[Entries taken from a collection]
========

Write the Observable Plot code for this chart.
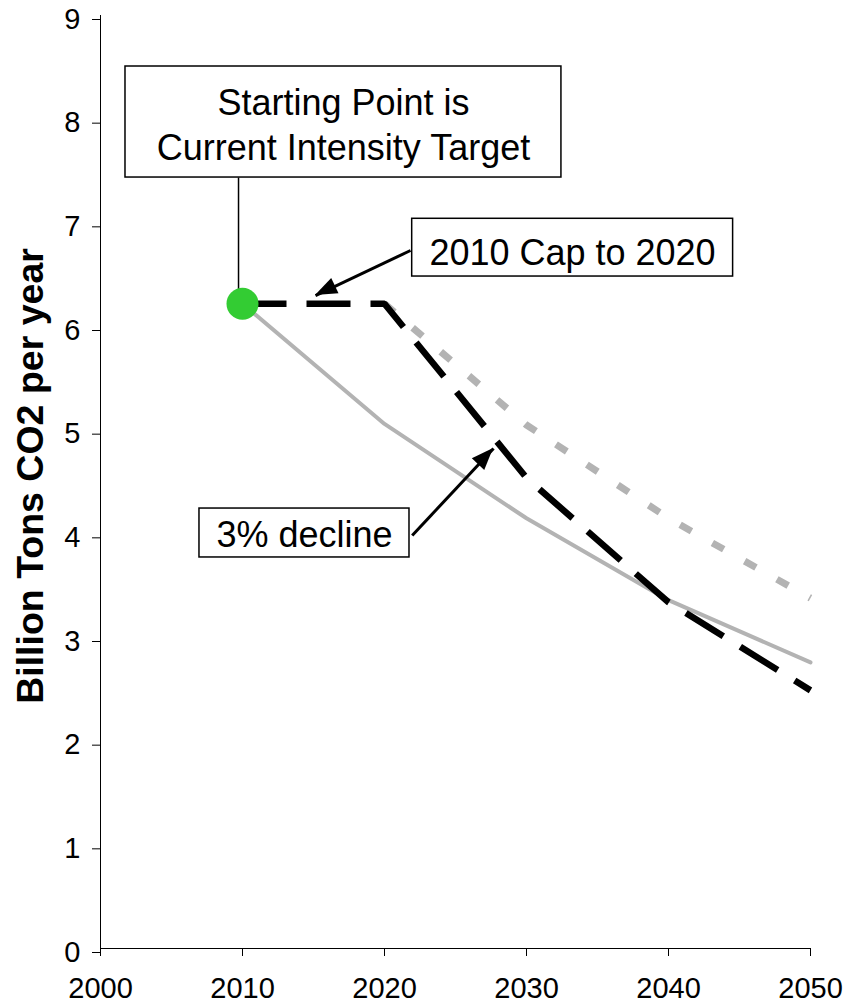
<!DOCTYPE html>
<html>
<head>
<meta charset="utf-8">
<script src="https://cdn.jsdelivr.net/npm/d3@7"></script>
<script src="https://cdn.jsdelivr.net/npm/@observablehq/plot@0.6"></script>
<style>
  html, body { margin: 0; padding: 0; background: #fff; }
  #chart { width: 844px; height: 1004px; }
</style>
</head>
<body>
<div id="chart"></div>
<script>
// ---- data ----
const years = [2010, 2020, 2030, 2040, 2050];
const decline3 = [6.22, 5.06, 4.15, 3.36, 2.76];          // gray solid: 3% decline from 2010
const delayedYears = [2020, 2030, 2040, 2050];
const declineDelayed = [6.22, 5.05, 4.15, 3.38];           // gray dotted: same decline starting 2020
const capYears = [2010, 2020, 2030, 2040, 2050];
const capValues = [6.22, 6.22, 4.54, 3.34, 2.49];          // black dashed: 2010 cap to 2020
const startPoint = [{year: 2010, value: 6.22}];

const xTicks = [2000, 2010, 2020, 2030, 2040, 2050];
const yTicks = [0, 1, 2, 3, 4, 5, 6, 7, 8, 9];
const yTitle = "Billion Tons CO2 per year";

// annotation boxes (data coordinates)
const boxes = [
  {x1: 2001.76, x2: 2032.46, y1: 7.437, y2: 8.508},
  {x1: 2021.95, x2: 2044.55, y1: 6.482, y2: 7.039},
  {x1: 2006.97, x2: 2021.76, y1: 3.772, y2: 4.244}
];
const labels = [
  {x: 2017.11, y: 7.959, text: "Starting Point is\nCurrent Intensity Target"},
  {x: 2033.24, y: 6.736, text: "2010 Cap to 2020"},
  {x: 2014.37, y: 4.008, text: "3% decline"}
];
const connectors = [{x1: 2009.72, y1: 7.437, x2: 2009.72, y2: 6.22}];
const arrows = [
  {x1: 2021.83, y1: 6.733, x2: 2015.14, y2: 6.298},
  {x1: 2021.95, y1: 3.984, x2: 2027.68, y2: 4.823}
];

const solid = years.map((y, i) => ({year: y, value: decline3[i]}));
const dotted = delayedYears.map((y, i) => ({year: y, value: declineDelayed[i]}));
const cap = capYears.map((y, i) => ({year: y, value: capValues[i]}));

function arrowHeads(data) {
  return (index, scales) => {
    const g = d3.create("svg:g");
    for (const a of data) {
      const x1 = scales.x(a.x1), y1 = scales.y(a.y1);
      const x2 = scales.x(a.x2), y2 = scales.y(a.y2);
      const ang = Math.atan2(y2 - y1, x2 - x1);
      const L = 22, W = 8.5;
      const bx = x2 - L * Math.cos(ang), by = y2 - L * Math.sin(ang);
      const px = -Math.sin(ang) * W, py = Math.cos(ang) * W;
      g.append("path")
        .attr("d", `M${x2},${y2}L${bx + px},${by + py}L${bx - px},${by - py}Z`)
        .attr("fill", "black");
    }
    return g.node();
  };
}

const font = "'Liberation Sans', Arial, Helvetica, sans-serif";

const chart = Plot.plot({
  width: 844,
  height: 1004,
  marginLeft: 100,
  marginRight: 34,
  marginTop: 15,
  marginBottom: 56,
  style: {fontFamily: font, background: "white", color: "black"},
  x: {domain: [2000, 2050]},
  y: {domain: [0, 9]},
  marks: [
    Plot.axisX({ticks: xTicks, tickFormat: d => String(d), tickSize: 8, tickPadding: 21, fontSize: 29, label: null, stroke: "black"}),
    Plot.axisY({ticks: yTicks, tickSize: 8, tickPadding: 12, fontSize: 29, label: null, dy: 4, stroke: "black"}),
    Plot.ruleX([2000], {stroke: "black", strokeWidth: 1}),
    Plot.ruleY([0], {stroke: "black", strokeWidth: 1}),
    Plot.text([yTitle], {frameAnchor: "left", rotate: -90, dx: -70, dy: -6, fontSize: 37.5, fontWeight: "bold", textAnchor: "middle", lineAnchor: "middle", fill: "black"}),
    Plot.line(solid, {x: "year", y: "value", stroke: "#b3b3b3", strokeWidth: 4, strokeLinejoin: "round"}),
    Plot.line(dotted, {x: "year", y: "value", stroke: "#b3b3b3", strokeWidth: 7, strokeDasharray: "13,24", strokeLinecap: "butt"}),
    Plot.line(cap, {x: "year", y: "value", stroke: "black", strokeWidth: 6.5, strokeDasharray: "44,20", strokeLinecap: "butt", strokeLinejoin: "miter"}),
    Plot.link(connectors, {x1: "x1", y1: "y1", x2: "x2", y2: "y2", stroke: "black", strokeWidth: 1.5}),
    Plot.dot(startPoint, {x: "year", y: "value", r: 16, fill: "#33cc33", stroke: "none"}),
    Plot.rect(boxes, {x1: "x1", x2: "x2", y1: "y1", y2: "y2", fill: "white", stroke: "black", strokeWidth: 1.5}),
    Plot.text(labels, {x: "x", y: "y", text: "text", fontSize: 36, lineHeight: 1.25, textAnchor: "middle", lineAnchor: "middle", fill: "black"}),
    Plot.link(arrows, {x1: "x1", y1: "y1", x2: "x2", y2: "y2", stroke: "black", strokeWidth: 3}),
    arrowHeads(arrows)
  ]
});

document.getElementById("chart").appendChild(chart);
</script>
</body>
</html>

========

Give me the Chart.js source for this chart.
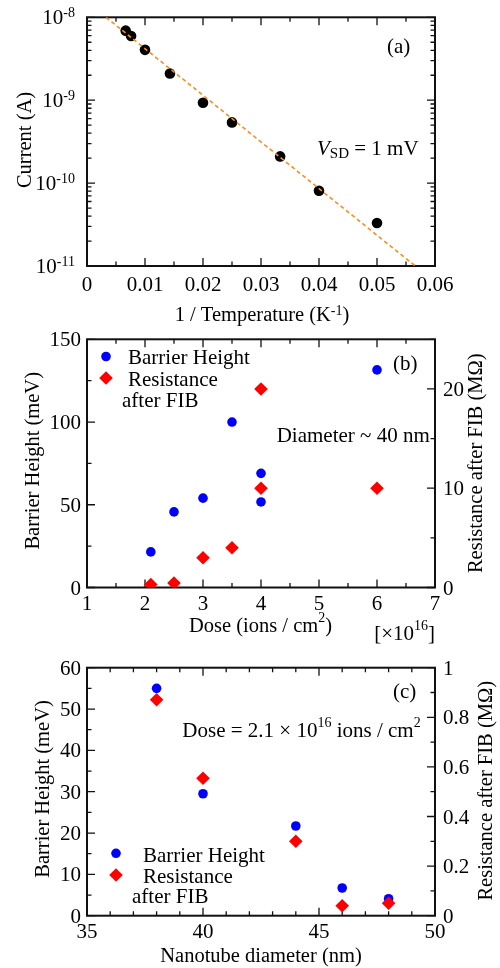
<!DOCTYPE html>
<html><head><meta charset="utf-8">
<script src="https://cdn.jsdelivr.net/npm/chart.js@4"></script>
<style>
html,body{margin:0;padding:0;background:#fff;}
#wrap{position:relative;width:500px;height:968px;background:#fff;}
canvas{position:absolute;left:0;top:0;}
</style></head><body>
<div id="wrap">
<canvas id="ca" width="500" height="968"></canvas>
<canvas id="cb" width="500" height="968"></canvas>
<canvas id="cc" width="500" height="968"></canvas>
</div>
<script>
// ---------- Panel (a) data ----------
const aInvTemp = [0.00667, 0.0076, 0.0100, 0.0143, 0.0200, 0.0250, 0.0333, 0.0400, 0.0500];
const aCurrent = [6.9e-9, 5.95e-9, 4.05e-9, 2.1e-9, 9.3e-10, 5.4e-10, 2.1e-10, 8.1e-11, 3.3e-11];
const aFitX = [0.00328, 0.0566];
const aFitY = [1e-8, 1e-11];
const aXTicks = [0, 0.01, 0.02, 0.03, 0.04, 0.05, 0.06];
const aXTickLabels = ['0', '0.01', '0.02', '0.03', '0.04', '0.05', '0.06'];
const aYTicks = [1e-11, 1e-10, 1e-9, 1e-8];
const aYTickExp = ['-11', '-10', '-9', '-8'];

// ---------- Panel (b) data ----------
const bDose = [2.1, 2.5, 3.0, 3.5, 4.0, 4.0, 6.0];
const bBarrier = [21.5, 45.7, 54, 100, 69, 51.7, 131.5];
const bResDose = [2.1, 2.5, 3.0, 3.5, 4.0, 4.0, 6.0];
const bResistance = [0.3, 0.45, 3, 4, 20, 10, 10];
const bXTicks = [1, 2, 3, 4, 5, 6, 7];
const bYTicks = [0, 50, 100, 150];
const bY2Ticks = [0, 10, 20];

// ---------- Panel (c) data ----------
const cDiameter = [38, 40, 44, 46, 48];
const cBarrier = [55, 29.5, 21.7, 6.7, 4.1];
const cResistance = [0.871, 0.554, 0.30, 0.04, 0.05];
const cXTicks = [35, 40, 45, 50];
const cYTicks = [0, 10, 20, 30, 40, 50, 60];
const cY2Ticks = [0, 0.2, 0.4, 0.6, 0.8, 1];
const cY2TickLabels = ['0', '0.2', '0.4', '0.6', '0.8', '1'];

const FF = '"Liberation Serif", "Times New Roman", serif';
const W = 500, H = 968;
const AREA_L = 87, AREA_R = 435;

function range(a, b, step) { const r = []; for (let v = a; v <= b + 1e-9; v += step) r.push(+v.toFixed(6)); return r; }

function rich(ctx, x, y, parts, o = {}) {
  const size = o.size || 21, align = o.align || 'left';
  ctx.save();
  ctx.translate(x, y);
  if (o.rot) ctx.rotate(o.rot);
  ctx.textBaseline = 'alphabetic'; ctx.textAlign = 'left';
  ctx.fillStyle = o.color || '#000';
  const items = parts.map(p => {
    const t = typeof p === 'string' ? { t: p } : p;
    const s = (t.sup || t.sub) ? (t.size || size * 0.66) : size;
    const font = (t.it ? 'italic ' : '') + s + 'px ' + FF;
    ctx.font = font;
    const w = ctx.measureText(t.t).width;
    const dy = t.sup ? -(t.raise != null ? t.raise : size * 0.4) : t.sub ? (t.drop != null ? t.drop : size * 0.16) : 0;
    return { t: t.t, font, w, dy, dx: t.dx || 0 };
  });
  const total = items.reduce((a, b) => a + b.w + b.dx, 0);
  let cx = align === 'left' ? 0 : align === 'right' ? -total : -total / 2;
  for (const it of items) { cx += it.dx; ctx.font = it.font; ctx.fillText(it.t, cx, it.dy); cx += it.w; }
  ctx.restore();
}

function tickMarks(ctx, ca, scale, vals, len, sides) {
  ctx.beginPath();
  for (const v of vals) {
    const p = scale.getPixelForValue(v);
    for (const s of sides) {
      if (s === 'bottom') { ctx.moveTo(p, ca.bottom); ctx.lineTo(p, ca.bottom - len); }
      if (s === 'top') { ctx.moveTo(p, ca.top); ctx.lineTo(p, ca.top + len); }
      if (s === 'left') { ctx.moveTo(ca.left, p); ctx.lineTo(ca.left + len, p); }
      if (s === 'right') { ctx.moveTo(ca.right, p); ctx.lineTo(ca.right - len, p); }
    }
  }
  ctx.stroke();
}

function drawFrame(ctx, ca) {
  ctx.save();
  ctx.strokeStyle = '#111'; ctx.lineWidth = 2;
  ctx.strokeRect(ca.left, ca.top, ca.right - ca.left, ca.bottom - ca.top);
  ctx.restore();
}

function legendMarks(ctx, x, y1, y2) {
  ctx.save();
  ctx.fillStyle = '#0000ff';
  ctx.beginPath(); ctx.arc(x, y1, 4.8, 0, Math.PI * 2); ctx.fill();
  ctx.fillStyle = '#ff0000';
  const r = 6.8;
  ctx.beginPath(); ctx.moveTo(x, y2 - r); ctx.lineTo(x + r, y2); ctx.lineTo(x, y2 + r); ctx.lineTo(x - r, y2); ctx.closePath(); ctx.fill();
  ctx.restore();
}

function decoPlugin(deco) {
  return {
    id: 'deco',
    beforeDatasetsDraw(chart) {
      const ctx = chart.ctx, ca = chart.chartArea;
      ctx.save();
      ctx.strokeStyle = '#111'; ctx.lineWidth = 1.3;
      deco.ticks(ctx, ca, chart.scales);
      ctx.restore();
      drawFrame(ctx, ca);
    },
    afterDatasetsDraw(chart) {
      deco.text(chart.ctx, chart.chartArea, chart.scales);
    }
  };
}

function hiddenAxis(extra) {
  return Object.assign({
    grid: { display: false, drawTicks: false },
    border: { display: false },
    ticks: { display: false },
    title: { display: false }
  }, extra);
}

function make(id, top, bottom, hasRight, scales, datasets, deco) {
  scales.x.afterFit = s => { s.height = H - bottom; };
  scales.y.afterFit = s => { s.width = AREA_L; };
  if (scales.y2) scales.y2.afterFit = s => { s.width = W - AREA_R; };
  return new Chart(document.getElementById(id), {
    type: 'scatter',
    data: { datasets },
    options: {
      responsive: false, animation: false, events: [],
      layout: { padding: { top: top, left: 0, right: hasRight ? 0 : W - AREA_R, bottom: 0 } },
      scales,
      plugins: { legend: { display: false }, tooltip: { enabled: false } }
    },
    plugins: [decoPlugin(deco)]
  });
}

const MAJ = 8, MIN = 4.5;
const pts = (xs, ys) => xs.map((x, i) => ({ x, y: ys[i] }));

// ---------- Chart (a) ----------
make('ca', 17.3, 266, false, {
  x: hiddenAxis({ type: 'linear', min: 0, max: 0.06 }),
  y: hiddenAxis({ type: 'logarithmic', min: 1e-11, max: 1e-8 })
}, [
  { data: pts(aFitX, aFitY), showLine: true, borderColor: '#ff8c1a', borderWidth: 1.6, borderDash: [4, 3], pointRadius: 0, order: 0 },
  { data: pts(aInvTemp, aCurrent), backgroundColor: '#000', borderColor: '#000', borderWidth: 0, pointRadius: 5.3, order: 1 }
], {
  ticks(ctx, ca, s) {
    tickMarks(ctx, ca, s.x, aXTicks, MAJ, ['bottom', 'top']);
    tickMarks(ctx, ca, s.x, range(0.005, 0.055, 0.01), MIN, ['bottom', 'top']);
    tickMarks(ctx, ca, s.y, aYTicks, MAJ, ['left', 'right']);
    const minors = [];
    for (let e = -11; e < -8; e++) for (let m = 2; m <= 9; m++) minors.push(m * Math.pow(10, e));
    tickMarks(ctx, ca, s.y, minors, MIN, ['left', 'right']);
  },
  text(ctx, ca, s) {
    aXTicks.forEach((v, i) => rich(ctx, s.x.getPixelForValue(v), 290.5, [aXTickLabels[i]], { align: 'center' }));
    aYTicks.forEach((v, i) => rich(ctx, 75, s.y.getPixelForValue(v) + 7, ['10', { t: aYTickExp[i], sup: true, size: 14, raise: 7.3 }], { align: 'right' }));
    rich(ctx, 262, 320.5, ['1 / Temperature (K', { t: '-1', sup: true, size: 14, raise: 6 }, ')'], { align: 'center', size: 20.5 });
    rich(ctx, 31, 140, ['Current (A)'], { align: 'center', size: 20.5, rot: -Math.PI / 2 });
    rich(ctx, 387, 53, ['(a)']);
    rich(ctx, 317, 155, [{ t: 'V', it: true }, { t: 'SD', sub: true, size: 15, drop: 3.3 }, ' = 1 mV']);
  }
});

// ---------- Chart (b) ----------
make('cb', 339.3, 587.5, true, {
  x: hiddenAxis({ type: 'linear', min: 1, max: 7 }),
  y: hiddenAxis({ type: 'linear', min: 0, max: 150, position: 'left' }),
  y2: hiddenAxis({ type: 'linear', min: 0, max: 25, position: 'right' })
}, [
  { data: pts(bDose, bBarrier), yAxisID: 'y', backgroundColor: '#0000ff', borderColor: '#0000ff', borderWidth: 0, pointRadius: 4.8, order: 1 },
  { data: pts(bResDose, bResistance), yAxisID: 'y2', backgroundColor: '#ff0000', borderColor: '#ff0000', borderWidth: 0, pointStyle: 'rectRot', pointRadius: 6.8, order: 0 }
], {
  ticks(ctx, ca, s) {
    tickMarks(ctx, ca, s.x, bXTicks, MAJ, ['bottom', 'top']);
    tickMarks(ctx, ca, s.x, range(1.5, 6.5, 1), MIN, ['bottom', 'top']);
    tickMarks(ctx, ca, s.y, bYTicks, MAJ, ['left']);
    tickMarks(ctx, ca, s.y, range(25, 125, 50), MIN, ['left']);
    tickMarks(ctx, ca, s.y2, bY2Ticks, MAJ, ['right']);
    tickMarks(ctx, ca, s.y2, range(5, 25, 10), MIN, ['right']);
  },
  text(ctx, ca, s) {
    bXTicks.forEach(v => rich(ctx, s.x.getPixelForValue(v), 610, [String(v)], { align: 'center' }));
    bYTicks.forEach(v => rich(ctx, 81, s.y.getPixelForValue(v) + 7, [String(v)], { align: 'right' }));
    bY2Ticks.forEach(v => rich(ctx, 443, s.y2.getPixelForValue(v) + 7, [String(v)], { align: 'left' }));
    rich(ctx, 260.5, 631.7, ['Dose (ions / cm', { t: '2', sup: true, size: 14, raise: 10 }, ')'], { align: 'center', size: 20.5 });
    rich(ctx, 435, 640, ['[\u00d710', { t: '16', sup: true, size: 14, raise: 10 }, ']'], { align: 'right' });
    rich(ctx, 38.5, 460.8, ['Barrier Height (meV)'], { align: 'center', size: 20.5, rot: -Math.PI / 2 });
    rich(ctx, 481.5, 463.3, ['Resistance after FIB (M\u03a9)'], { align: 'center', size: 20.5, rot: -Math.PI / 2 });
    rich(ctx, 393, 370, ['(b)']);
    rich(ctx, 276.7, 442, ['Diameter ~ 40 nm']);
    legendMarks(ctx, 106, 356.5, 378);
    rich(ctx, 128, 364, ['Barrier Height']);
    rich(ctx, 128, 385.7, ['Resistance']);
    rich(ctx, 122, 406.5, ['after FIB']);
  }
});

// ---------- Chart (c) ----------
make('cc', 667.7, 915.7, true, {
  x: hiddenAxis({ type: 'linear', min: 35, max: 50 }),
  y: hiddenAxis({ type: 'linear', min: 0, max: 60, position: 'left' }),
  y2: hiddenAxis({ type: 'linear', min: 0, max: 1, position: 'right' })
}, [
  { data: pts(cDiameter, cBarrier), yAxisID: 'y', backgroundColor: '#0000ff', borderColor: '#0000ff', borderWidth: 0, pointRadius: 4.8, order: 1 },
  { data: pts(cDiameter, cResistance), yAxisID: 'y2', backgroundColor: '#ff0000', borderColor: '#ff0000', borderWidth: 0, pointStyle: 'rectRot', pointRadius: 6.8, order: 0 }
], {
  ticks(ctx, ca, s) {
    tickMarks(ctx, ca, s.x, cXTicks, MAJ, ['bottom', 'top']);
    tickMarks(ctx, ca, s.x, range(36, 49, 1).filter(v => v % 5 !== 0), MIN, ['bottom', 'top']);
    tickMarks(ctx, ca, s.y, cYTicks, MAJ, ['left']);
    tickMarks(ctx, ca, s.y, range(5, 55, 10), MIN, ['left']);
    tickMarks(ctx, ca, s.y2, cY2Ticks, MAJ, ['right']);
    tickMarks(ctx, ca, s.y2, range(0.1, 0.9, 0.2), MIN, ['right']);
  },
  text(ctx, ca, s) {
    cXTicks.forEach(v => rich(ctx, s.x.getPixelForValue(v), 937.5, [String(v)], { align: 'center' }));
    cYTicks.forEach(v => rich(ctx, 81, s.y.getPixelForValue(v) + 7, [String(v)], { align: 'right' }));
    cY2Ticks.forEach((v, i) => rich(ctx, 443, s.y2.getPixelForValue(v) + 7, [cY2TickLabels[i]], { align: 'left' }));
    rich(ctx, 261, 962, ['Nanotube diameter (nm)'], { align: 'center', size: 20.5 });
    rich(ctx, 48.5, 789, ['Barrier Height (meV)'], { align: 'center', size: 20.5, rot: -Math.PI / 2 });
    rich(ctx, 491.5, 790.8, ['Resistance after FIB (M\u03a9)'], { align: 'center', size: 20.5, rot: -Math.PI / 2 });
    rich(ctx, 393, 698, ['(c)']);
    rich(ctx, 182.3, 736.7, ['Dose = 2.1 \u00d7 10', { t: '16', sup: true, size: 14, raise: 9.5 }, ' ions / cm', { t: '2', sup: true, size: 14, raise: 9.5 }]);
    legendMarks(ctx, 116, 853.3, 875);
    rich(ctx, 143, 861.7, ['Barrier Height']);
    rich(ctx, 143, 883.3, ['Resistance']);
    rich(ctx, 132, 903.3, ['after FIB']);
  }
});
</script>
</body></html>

========

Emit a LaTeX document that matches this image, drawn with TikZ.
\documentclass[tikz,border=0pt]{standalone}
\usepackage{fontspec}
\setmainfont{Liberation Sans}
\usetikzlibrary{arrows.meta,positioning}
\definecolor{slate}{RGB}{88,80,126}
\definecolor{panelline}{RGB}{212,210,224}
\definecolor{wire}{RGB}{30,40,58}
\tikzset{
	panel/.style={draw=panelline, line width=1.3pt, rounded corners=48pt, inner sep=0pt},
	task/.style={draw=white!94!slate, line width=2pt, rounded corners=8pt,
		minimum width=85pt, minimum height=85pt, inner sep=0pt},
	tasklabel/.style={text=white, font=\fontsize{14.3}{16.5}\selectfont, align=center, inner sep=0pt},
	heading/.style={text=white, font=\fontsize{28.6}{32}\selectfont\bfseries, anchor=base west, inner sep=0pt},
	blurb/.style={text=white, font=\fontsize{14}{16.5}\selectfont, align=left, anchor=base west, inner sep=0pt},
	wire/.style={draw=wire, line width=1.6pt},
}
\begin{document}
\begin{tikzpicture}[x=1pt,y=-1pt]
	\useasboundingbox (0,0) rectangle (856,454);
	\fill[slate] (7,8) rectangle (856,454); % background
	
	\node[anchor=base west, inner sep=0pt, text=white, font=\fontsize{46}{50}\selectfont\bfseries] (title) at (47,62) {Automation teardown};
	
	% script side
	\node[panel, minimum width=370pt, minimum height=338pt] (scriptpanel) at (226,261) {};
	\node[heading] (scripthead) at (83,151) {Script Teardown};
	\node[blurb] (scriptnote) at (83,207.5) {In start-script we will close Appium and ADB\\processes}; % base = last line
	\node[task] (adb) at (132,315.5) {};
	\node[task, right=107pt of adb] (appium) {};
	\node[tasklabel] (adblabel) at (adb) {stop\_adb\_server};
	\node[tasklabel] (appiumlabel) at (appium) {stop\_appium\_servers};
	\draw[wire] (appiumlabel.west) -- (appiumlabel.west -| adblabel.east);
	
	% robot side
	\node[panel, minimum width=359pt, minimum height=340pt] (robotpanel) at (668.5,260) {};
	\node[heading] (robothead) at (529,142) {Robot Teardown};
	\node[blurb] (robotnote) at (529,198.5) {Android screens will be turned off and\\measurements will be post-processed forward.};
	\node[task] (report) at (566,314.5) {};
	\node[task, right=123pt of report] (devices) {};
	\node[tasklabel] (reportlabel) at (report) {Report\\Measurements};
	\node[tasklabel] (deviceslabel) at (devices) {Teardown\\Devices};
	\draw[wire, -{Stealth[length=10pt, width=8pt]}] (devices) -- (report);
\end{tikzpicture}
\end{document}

========

● Given task: Any pictures should be left out. Reproduce every line from the one holding "Give me the Chart.js source for this chart." down to the one holding "const bY2Ticks = [0, 10, 20];", both of those lines included.

● Exercise answer:
Give me the Chart.js source for this chart.
<!DOCTYPE html>
<html><head><meta charset="utf-8">
<script src="https://cdn.jsdelivr.net/npm/chart.js@4"></script>
<style>
html,body{margin:0;padding:0;background:#fff;}
#wrap{position:relative;width:500px;height:968px;background:#fff;}
canvas{position:absolute;left:0;top:0;}
</style></head><body>
<div id="wrap">
<canvas id="ca" width="500" height="968"></canvas>
<canvas id="cb" width="500" height="968"></canvas>
<canvas id="cc" width="500" height="968"></canvas>
</div>
<script>
// ---------- Panel (a) data ----------
const aInvTemp = [0.00667, 0.0076, 0.0100, 0.0143, 0.0200, 0.0250, 0.0333, 0.0400, 0.0500];
const aCurrent = [6.9e-9, 5.95e-9, 4.05e-9, 2.1e-9, 9.3e-10, 5.4e-10, 2.1e-10, 8.1e-11, 3.3e-11];
const aFitX = [0.00328, 0.0566];
const aFitY = [1e-8, 1e-11];
const aXTicks = [0, 0.01, 0.02, 0.03, 0.04, 0.05, 0.06];
const aXTickLabels = ['0', '0.01', '0.02', '0.03', '0.04', '0.05', '0.06'];
const aYTicks = [1e-11, 1e-10, 1e-9, 1e-8];
const aYTickExp = ['-11', '-10', '-9', '-8'];

// ---------- Panel (b) data ----------
const bDose = [2.1, 2.5, 3.0, 3.5, 4.0, 4.0, 6.0];
const bBarrier = [21.5, 45.7, 54, 100, 69, 51.7, 131.5];
const bResDose = [2.1, 2.5, 3.0, 3.5, 4.0, 4.0, 6.0];
const bResistance = [0.3, 0.45, 3, 4, 20, 10, 10];
const bXTicks = [1, 2, 3, 4, 5, 6, 7];
const bYTicks = [0, 50, 100, 150];
const bY2Ticks = [0, 10, 20];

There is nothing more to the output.